Paring Down

Ever since that Mother’s Day outing with my daughter, when I bought a new purse, “for travel,” I’ve been contemplating “the changing of purses.”  This is monumental for me.

Not unlike the proverbial “changing of the guard” at Buckingham Palace in London, it’s almost ceremonial for me, this change of hand bag.  I’ll explain.

Laugh all you want.  I can take it.

I’m not a hand bag collector like some women.  But I have about a dozen bags, hanging on the back of a closet door and a few more scattered inside bureaus or chest drawers.

Unlike our cats who prefer their canned food flavors alternated from one can to the next, I can eat the same meal for days in a row without blinking an eye.  I like what I like.

As to my purse, I’ve used the same one for over a decade.  It was a gift from my bestie and wowzah did she get it right.  It’s the perfect neutral color.  The capacity is vast, and it has pockets and pouches galore, notwithstanding its relatively small size.

I have received compliments by the hands full on this bag, from women and men, alike.  It must be kinda special.

By the way, do you call yours a purse?  Hand bag, or simply, bag?  Pocketbook, is a popular one in these parts.

I don’t change my purse to go with my outfits, or at the change of seasons.  I only switch out to a wrist-wallet if I have to run to the store for something needed “now.”

Given these facts, contemplating changing my purse is a major change for me.  It’s sort of a permanent change, given my predilection for “the same,” as outlined above.

This is all because of that new purse, “for travel.”  Since the preparation-phase of our uber-trip to Europe in 2008, I’ve learned to pack, light.  As to clothing, the rule is to bring a couple of basics in primary colors and vamp them up with prints that can be mixed and matched, topped off with some personal, statement-making accessories.
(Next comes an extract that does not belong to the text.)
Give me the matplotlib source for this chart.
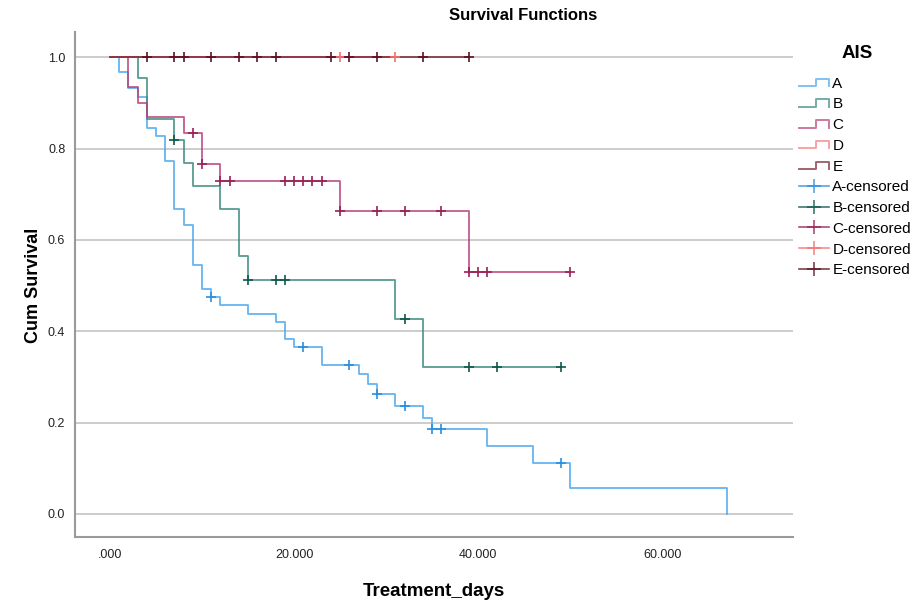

As to the travel handbag, it’s about lots of pockets in a concise package of a neutral color, for categorizing everything needed and nothing peripheral.  It’s almost akin to a filing system.

It’s tempting to carry one of those huge, cavernous tote-like bags that has massive space but few pockets, and weighs a ton.  I abandoned this idea with nightmarish visions of a customs agent screaming, “I need your passports and boarding passes now,” while I’m digging to China for the needed documents, and he/she is rushing us along a queue to the beyond.

In this scenario one can’t be fumbling around through makeup bags, a canister of extra strength Tylenol, a measuring tape, sun glasses case, reading glasses case, breath mints to satisfy an army of halitosis germs headed to the dentist, coupon case, tissues, nail clippers, tweezers, manicure and sewing kits, full key rings that a school janitor would envy, a wallet packed with a hundred cards, including store loyalty cards, department store cards, gas cards, pictures of the grand kids, insurance cards, emergency contact and “final wishes” cards, a couple dollars cash, and a coin purse.  No purse of this caliber is complete without wipes, a Tide-stick, antibacterial soap or hand sanitizer, perfume, lip balm or lip gloss, powder and some sort of hair brush or comb.  Oh, and your phone.

At second thought this is not a purse, it’s a portable office.  Were you a girl scout?  Prepared for every possible eventuality?

Or maybe you’re simply a mom or partner, at the ready to fix any mess your kids or partner might make, away from home.  Better yet, you’re a woman, an equipped woman, dressed for success or for battle, with your purse as your brief case, armor and shield.

Most husbands these days will wear a pink shirt and are happy to hold their wives’ purse while they are otherwise engaged.  They know this thing holds the lifeblood of their unit.  It’s not just a purse.

So, you get why I haven’t changed my purse yet.  It’s because it’s loaded, not just literally. 

You’ve heard, “there’s meaning to my madness?”  I intend to pare down, in the purse department. 

First comes the thought, right?  I’ll do it because it’s time, but like Scarlett O’Hara said, “I’ll think about that tomorrow.  After all, tomorrow is another day.”